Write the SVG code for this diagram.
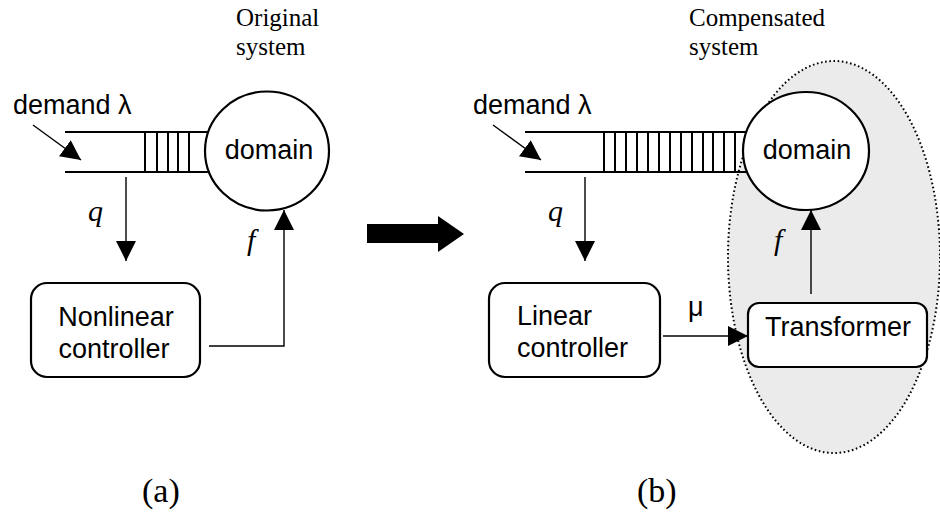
<svg xmlns="http://www.w3.org/2000/svg" width="940" height="514" viewBox="0 0 940 514">
<style>
.sans{font-family:"Liberation Sans",Arial,sans-serif;font-size:27px;fill:#000}
.serif{font-family:"Liberation Serif","Times New Roman",serif;font-size:25px;fill:#000}
.ital{font-family:"Liberation Serif","Times New Roman",serif;font-style:italic;font-size:30px;fill:#000}
.lbl{font-family:"Liberation Serif","Times New Roman",serif;font-size:34px;fill:#000}
.box{fill:#fff;stroke:#000;stroke-width:2.2}
.q{fill:none;stroke:#000;stroke-width:2.2}
.bar{stroke:#000;stroke-width:2}
.conn{fill:none;stroke:#000;stroke-width:1.4}
</style>
<defs>
<marker id="ah" markerUnits="userSpaceOnUse" markerWidth="20" markerHeight="20" refX="20" refY="10" orient="auto">
<path d="M0,0 L20,10 L0,20 z" fill="#000"/>
</marker>
</defs>
<rect width="940" height="514" fill="#fff"/>

<g id="compensated-region">
<ellipse cx="834" cy="257" rx="106" ry="196" fill="#ebebeb" stroke="#000" stroke-width="2" stroke-dasharray="1.6 2.6"/>
<text class="serif" x="689" y="26">Compensated</text>
<text class="serif" x="689" y="55">system</text>
</g>

<g id="queue-a">
<line class="q" x1="65" y1="132" x2="208" y2="132"/>
<line class="q" x1="65" y1="172" x2="208" y2="172"/>
<line class="bar" x1="145" y1="132" x2="145" y2="172"/>
<line class="bar" x1="157" y1="132" x2="157" y2="172"/>
<line class="bar" x1="168" y1="132" x2="168" y2="172"/>
<line class="bar" x1="178" y1="132" x2="178" y2="172"/>
<line class="bar" x1="189" y1="132" x2="189" y2="172"/>
<text class="sans" x="13" y="114">demand λ</text>
</g>

<g id="domain-a">
<ellipse class="box" cx="267" cy="151" rx="62" ry="59.5"/>
<text class="sans" x="269" y="159" text-anchor="middle">domain</text>
<text class="serif" x="236" y="26">Original</text>
<text class="serif" x="236" y="55">system</text>
</g>

<g id="controller-a">
<rect class="box" x="31" y="283" width="169" height="94" rx="16"/>
<text class="sans" x="116" y="326" text-anchor="middle">Nonlinear</text>
<text class="sans" x="114" y="358" text-anchor="middle">controller</text>
</g>

<g id="queue-b">
<line class="q" x1="525" y1="132" x2="747" y2="132"/>
<line class="q" x1="525" y1="172" x2="747" y2="172"/>
<g class="bar">
<line x1="604" y1="132" x2="604" y2="172"/>
<line x1="615" y1="132" x2="615" y2="172"/>
<line x1="626" y1="132" x2="626" y2="172"/>
<line x1="637" y1="132" x2="637" y2="172"/>
<line x1="648" y1="132" x2="648" y2="172"/>
<line x1="659" y1="132" x2="659" y2="172"/>
<line x1="670" y1="132" x2="670" y2="172"/>
<line x1="681" y1="132" x2="681" y2="172"/>
<line x1="692" y1="132" x2="692" y2="172"/>
<line x1="703" y1="132" x2="703" y2="172"/>
<line x1="713" y1="132" x2="713" y2="172"/>
<line x1="724" y1="132" x2="724" y2="172"/>
<line x1="735" y1="132" x2="735" y2="172"/>
</g>
<text class="sans" x="473" y="114">demand λ</text>
</g>

<g id="domain-b">
<ellipse class="box" cx="806" cy="151" rx="63" ry="59"/>
<text class="sans" x="807" y="159" text-anchor="middle">domain</text>
</g>

<g id="controller-b">
<rect class="box" x="489" y="283" width="171" height="94" rx="16"/>
<text class="sans" x="517" y="325">Linear</text>
<text class="sans" x="517" y="357">controller</text>
</g>

<g id="transformer">
<rect class="box" x="748" y="303" width="179" height="64" rx="11"/>
<text class="sans" x="838" y="336" text-anchor="middle">Transformer</text>
</g>

<g id="connectors">
<line class="conn" x1="33" y1="125" x2="81" y2="160" marker-end="url(#ah)" stroke-width="2"/>
<line class="conn" x1="126" y1="177" x2="126" y2="261" marker-end="url(#ah)"/>
<polyline class="conn" points="209,346 284,346 284,210" marker-end="url(#ah)"/>
<line class="conn" x1="493" y1="125" x2="541" y2="160" marker-end="url(#ah)" stroke-width="2"/>
<line class="conn" x1="585" y1="177" x2="585" y2="261" marker-end="url(#ah)"/>
<line class="conn" x1="663" y1="336" x2="748" y2="336" marker-end="url(#ah)"/>
<line class="conn" x1="811" y1="294" x2="811" y2="210" marker-end="url(#ah)"/>
<polygon points="367,224 438,224 438,216 464,234 438,252 438,243 367,243" fill="#000"/>
<text class="ital" x="88" y="221">q</text>
<text class="ital" x="247" y="250">f</text>
<text class="ital" x="548" y="221">q</text>
<text class="ital" x="774" y="250">f</text>
<text class="sans" x="688" y="316">μ</text>
</g>

<g id="labels">
<text class="lbl" x="142" y="502">(a)</text>
<text class="lbl" x="637" y="502">(b)</text>
</g>
</svg>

Written instruction:
Copy the material above exactly and drop the pictures.

Solution to this problem:
Write the SVG code for this diagram.
<svg xmlns="http://www.w3.org/2000/svg" width="940" height="514" viewBox="0 0 940 514">
<style>
.sans{font-family:"Liberation Sans",Arial,sans-serif;font-size:27px;fill:#000}
.serif{font-family:"Liberation Serif","Times New Roman",serif;font-size:25px;fill:#000}
.ital{font-family:"Liberation Serif","Times New Roman",serif;font-style:italic;font-size:30px;fill:#000}
.lbl{font-family:"Liberation Serif","Times New Roman",serif;font-size:34px;fill:#000}
.box{fill:#fff;stroke:#000;stroke-width:2.2}
.q{fill:none;stroke:#000;stroke-width:2.2}
.bar{stroke:#000;stroke-width:2}
.conn{fill:none;stroke:#000;stroke-width:1.4}
</style>
<defs>
<marker id="ah" markerUnits="userSpaceOnUse" markerWidth="20" markerHeight="20" refX="20" refY="10" orient="auto">
<path d="M0,0 L20,10 L0,20 z" fill="#000"/>
</marker>
</defs>
<rect width="940" height="514" fill="#fff"/>

<g id="compensated-region">
<ellipse cx="834" cy="257" rx="106" ry="196" fill="#ebebeb" stroke="#000" stroke-width="2" stroke-dasharray="1.6 2.6"/>
<text class="serif" x="689" y="26">Compensated</text>
<text class="serif" x="689" y="55">system</text>
</g>

<g id="queue-a">
<line class="q" x1="65" y1="132" x2="208" y2="132"/>
<line class="q" x1="65" y1="172" x2="208" y2="172"/>
<line class="bar" x1="145" y1="132" x2="145" y2="172"/>
<line class="bar" x1="157" y1="132" x2="157" y2="172"/>
<line class="bar" x1="168" y1="132" x2="168" y2="172"/>
<line class="bar" x1="178" y1="132" x2="178" y2="172"/>
<line class="bar" x1="189" y1="132" x2="189" y2="172"/>
<text class="sans" x="13" y="114">demand λ</text>
</g>

<g id="domain-a">
<ellipse class="box" cx="267" cy="151" rx="62" ry="59.5"/>
<text class="sans" x="269" y="159" text-anchor="middle">domain</text>
<text class="serif" x="236" y="26">Original</text>
<text class="serif" x="236" y="55">system</text>
</g>

<g id="controller-a">
<rect class="box" x="31" y="283" width="169" height="94" rx="16"/>
<text class="sans" x="116" y="326" text-anchor="middle">Nonlinear</text>
<text class="sans" x="114" y="358" text-anchor="middle">controller</text>
</g>

<g id="queue-b">
<line class="q" x1="525" y1="132" x2="747" y2="132"/>
<line class="q" x1="525" y1="172" x2="747" y2="172"/>
<g class="bar">
<line x1="604" y1="132" x2="604" y2="172"/>
<line x1="615" y1="132" x2="615" y2="172"/>
<line x1="626" y1="132" x2="626" y2="172"/>
<line x1="637" y1="132" x2="637" y2="172"/>
<line x1="648" y1="132" x2="648" y2="172"/>
<line x1="659" y1="132" x2="659" y2="172"/>
<line x1="670" y1="132" x2="670" y2="172"/>
<line x1="681" y1="132" x2="681" y2="172"/>
<line x1="692" y1="132" x2="692" y2="172"/>
<line x1="703" y1="132" x2="703" y2="172"/>
<line x1="713" y1="132" x2="713" y2="172"/>
<line x1="724" y1="132" x2="724" y2="172"/>
<line x1="735" y1="132" x2="735" y2="172"/>
</g>
<text class="sans" x="473" y="114">demand λ</text>
</g>

<g id="domain-b">
<ellipse class="box" cx="806" cy="151" rx="63" ry="59"/>
<text class="sans" x="807" y="159" text-anchor="middle">domain</text>
</g>

<g id="controller-b">
<rect class="box" x="489" y="283" width="171" height="94" rx="16"/>
<text class="sans" x="517" y="325">Linear</text>
<text class="sans" x="517" y="357">controller</text>
</g>

<g id="transformer">
<rect class="box" x="748" y="303" width="179" height="64" rx="11"/>
<text class="sans" x="838" y="336" text-anchor="middle">Transformer</text>
</g>

<g id="connectors">
<line class="conn" x1="33" y1="125" x2="81" y2="160" marker-end="url(#ah)" stroke-width="2"/>
<line class="conn" x1="126" y1="177" x2="126" y2="261" marker-end="url(#ah)"/>
<polyline class="conn" points="209,346 284,346 284,210" marker-end="url(#ah)"/>
<line class="conn" x1="493" y1="125" x2="541" y2="160" marker-end="url(#ah)" stroke-width="2"/>
<line class="conn" x1="585" y1="177" x2="585" y2="261" marker-end="url(#ah)"/>
<line class="conn" x1="663" y1="336" x2="748" y2="336" marker-end="url(#ah)"/>
<line class="conn" x1="811" y1="294" x2="811" y2="210" marker-end="url(#ah)"/>
<polygon points="367,224 438,224 438,216 464,234 438,252 438,243 367,243" fill="#000"/>
<text class="ital" x="88" y="221">q</text>
<text class="ital" x="247" y="250">f</text>
<text class="ital" x="548" y="221">q</text>
<text class="ital" x="774" y="250">f</text>
<text class="sans" x="688" y="316">μ</text>
</g>

<g id="labels">
<text class="lbl" x="142" y="502">(a)</text>
<text class="lbl" x="637" y="502">(b)</text>
</g>
</svg>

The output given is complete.